A Lógica nas Histórias de Criança

Nada mais interessante do que se infiltrar no meio das crianças e, sem ser percebido, escutar a sua lógica. Proporcionam-nos momentos riquíssimos quando, sentadas em círculo, escutam história, cuja interpretação se deduz através dos seus questionamentos. Nenhuma pergunta, por princípio, pode ser verdadeira ou falsa. Porém, feita por uma criança, a sentença interrogativa assume o valor de verdade que ela deseja. Assim, quebram o silêncio para questionar de vários modos sobre a mesma coisa ou do mesmo modo sobre várias coisas. A principal questão da meninada é se “a história é de verdade”. Se pensam os contadores de história que esta pergunta não é embaraçosa, enganam-se. Fico a duvidar o que seria verdade para elas. Nem menos saberia responder se o que foi narrado estaria acontecendo ou estaria ainda a acontecer. Pois, na maioria das vezes, percebe-se que a chamada história-ficção ou o conto se realiza, em pedaços, a cada momento.

A
cabeça da criança, independentemente da realidade, deseja que aconteça ou tenha acontecido a história que lhe agrada e que nunca seja “de verdade”, mas “de mentira” a que lhe desagrada. Quanto aos adultos, neste aspecto, cabe a distinção entre o desejável e o provável. A valorização da ficção multiplica a história em histórias, e muitas delas são contadas para que não aconteçam. Em certo sentido, Thomas Hobbes considera a ficção do “lobo mau de Chapeuzinho Vermelho” existente em cada homem: homo homini lupus (o homem é lobo para o homem), expressão originada na peça teatral Asinaria, de Plauto. Esta generalização atinge inclusive o Chapeuzinho Vermelho, sua avó e, especialmente, os caçadores desta fábula.
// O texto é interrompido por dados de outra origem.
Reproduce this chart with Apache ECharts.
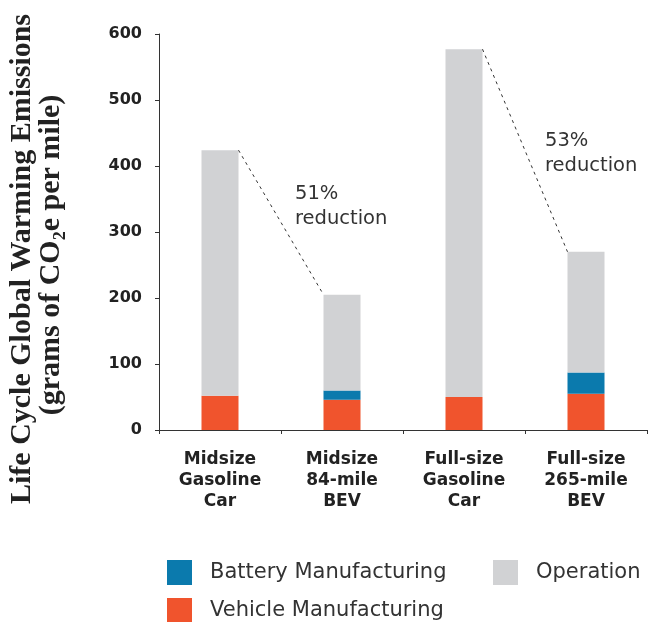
<!DOCTYPE html>
<html>
<head>
<meta charset="utf-8">
<script src="https://cdn.jsdelivr.net/npm/echarts@6/dist/echarts.min.js"></script>
<style>
html,body{margin:0;padding:0;background:#fff;}
#chart{width:649px;height:622px;}
</style>
</head>
<body>
<div id="chart"></div>
<script>
// ---- data ----
const categories = ['Midsize\nGasoline\nCar', 'Midsize\n84-mile\nBEV', 'Full-size\nGasoline\nCar', 'Full-size\n265-mile\nBEV'];
const vehicleManufacturing = [52, 46, 50, 55];
const batteryManufacturing = [0, 14, 0, 32];
const operation = [372, 145, 527, 183];
const yTicks = [0, 100, 200, 300, 400, 500, 600];
const reductionPairs = [[0, 1], [2, 3]];
const reductionLabels = ['51%\nreduction', '53%\nreduction'];

const totals = categories.map((_, i) => vehicleManufacturing[i] + batteryManufacturing[i] + operation[i]);
const connectorData = reductionPairs.map(p => [p[0], totals[p[0]], p[1], totals[p[1]]]);

const BAR_W = 37;
const COLORS = { vehicle: '#F0542D', battery: '#0B7AAD', operation: '#D1D2D4' };
const SANS = '"DejaVu Sans", sans-serif';
const SERIF = '"Liberation Serif", "Times New Roman", serif';

const chart = echarts.init(document.getElementById('chart'), null, { renderer: 'canvas' });

function legendAt(name, left, top) {
  return {
    data: [name], left: left, top: top, orient: 'horizontal', padding: 0,
    icon: 'rect', itemWidth: 25, itemHeight: 25, selectedMode: false,
    textStyle: { fontFamily: SANS, fontSize: 21, color: '#333', padding: [3, 0, 0, 13] }
  };
}

chart.setOption({
  animation: false,
  backgroundColor: '#fff',
  grid: { left: 159, right: 2, top: 34, bottom: 192, containLabel: false },
  legend: [
    legendAt('Battery Manufacturing', 167, 560),
    legendAt('Operation', 493, 560),
    legendAt('Vehicle Manufacturing', 167, 598)
  ],
  xAxis: {
    type: 'category',
    data: categories,
    axisLine: { lineStyle: { color: '#333', width: 1 } },
    axisTick: { show: true, length: 4, lineStyle: { color: '#333' } },
    axisLabel: { fontFamily: SANS, fontWeight: 'bold', fontSize: 17, lineHeight: 21, color: '#222', margin: 19, interval: 0 }
  },
  yAxis: {
    type: 'value',
    min: yTicks[0], max: yTicks[yTicks.length - 1], interval: yTicks[1] - yTicks[0],
    splitLine: { show: false },
    axisLine: { show: true, lineStyle: { color: '#333', width: 1 } },
    axisTick: { show: true, length: 4, lineStyle: { color: '#333' } },
    axisLabel: { fontFamily: SANS, fontWeight: 'bold', fontSize: 16, color: '#222', margin: 17 }
  },
  series: [
    { name: 'Vehicle Manufacturing', type: 'bar', stack: 'total', barWidth: BAR_W, data: vehicleManufacturing, itemStyle: { color: COLORS.vehicle } },
    { name: 'Battery Manufacturing', type: 'bar', stack: 'total', barWidth: BAR_W, data: batteryManufacturing, itemStyle: { color: COLORS.battery } },
    { name: 'Operation', type: 'bar', stack: 'total', barWidth: BAR_W, data: operation, itemStyle: { color: COLORS.operation } },
    {
      type: 'custom',
      data: connectorData,
      z: 10,
      silent: true,
      renderItem: function (params, api) {
        const p1 = api.coord([api.value(0), api.value(1)]);
        const p2 = api.coord([api.value(2), api.value(3)]);
        return {
          type: 'line',
          shape: { x1: p1[0] + BAR_W / 2, y1: p1[1], x2: p2[0] - BAR_W / 2, y2: p2[1] },
          style: { stroke: '#333', lineWidth: 1, lineDash: [3, 4] }
        };
      }
    }
  ],
  graphic: [
    {
      type: 'text', x: 295, y: 181,
      style: { text: reductionLabels[0], fontFamily: SANS, fontSize: 19.5, lineHeight: 25, fill: '#333', align: 'left', verticalAlign: 'top' }
    },
    {
      type: 'text', x: 545, y: 128,
      style: { text: reductionLabels[1], fontFamily: SANS, fontSize: 19.5, lineHeight: 25, fill: '#333', align: 'left', verticalAlign: 'top' }
    },
    {
      type: 'text', x: 22, y: 259, rotation: Math.PI / 2,
      style: { text: 'Life Cycle Global Warming Emissions', fontFamily: SERIF, fontWeight: 'bold', fontSize: 30, fill: '#222', align: 'center', verticalAlign: 'middle' }
    },
    {
      type: 'text', x: 51, y: 255, rotation: Math.PI / 2,
      style: { text: '(grams of CO₂e per mile)', fontFamily: SERIF, fontWeight: 'bold', fontSize: 30, fill: '#222', align: 'center', verticalAlign: 'middle' }
    }
  ]
});
</script>
</body>
</html>
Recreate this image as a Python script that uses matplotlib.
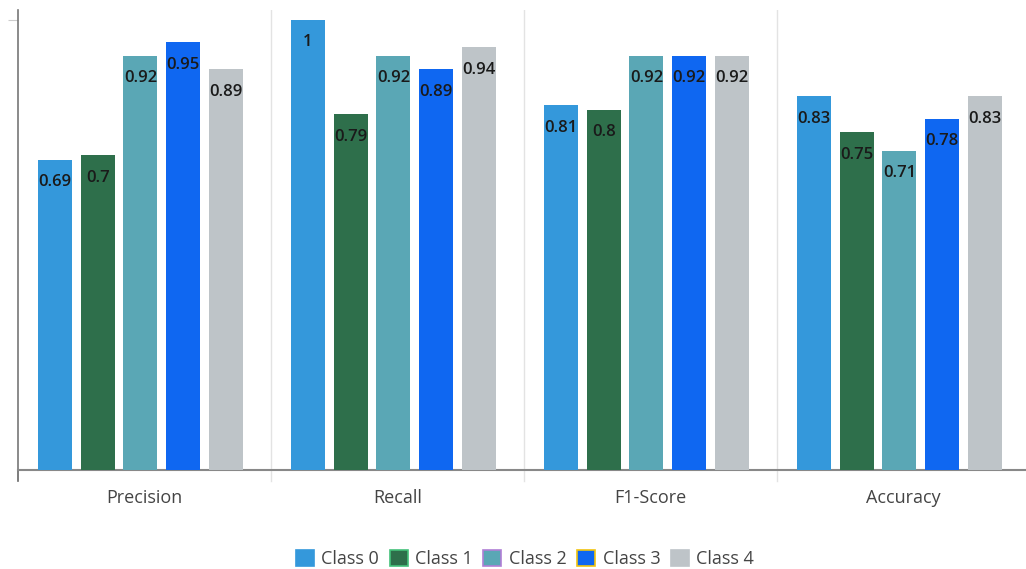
import matplotlib.pyplot as plt
from matplotlib.patches import Patch
import numpy as np

metrics = ["Precision", "Recall", "F1-Score", "Accuracy"]
classes = ["Class 0", "Class 1", "Class 2", "Class 3", "Class 4"]
class0 = [0.69, 1, 0.81, 0.83]
class1 = [0.7, 0.79, 0.8, 0.75]
class2 = [0.92, 0.92, 0.92, 0.71]
class3 = [0.95, 0.89, 0.92, 0.78]
class4 = [0.89, 0.94, 0.92, 0.83]
series = [class0, class1, class2, class3, class4]

colors = ["#3498db", "#2e6f4b", "#5aa7b5", "#0f67f1", "#bec4c8"]
legend_edges = ["#3498db", "#44c17a", "#b07fd6", "#f1c40f", "#bec4c8"]

W, H = 1026, 569
fig = plt.figure(figsize=(W / 100, H / 100), dpi=100)
# axes: left spine at x=18px, baseline at y=470px, top at y=10px
ax = fig.add_axes([18 / W, 1 - 470 / H, (W - 18) / W, 460 / H])

group_px = 253
x = np.arange(len(metrics))
step = 42.8 / group_px
width = 34 / group_px
for k, (vals, c) in enumerate(zip(series, colors)):
    pos = x + (k - 2) * step - 0.016
    bars = ax.bar(pos, vals, width=width, color=c, zorder=3)
    for b, v in zip(bars, vals):
        ax.text(b.get_x() + b.get_width() / 2, v - 0.05, f"{v:g}",
                ha="center", va="center", fontsize=12, fontweight=600,
                family="Open Sans", color="#1a1a1a", zorder=4)

ax.set_xlim(-0.5, (W - 18) / group_px - 0.5)
ax.set_ylim(0, 460 / 450)

# light separators between metric groups
for s in [0.5, 1.5, 2.5, 3.5]:
    ax.axvline(s, color="#e3e3e3", lw=1, zorder=1)
    ax.plot([s, s], [0, -0.025], color="#e3e3e3", lw=1, clip_on=False)
ax.plot([-0.5, -0.5], [0, -0.025], color="#666666", lw=1.2, clip_on=False)

for side in ["top", "right"]:
    ax.spines[side].set_visible(False)
ax.spines["left"].set_color("#777777")
ax.spines["left"].set_linewidth(1.2)
ax.spines["bottom"].set_color("#888888")
ax.spines["bottom"].set_linewidth(1.5)

ax.set_yticks([1])
ax.set_yticklabels([""])
ax.tick_params(axis="y", length=7, color="#cccccc")
ax.set_xticks(x)
ax.set_xticklabels(metrics, family="Open Sans", fontsize=13, color="#444444")
ax.tick_params(axis="x", length=0, pad=14)

handles = [Patch(facecolor=c, edgecolor=e, lw=1.2) for c, e in zip(colors, legend_edges)]
fig.legend(handles, classes, loc="center", bbox_to_anchor=(525 / W, 1 - 559 / H),
           ncol=5, frameon=False, handlelength=1.0, handleheight=1.0,
           handletextpad=0.4, columnspacing=0.6,
           prop={"family": "Open Sans", "size": 13}, labelcolor="#444444")

fig.savefig("out.png", dpi=100)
A segunda principal pergunta da criançada se destaca, antes do fim de cada história, sob o ponto de vista ético: “quem é do bem, quem é do mal?” Às vezes, sem algum preconceito, assim indagam até em relação ao “lobo mau”. Esqueço o mundo maniqueísta do bem e do mal, eventualmente, ensinado na escola ou na religião, para me referir ao “mundo mau” em que vivemos: violência de onde, racionalmente, se espera paz; crimes horrendos de onde, humanamente, se espera amor e muita desonestidade, que politicamente deveria ser conduta ética. No domingo passado, Dia dos Pais, a repórter perguntou a um transeunte na Lagoa se ele tinha filho, a que respondeu: “- Ontem, acabou de nascer o segundo”. E, em seguida, qual profissão desejaria que os filhos seguissem. Desprezando a escolha interesseira de alguma profissão promissora, deu sábia resposta, tal qual o desejo das crianças ao ouvir o contar de histórias: “ - Quero que eles sejam pessoas de bem”.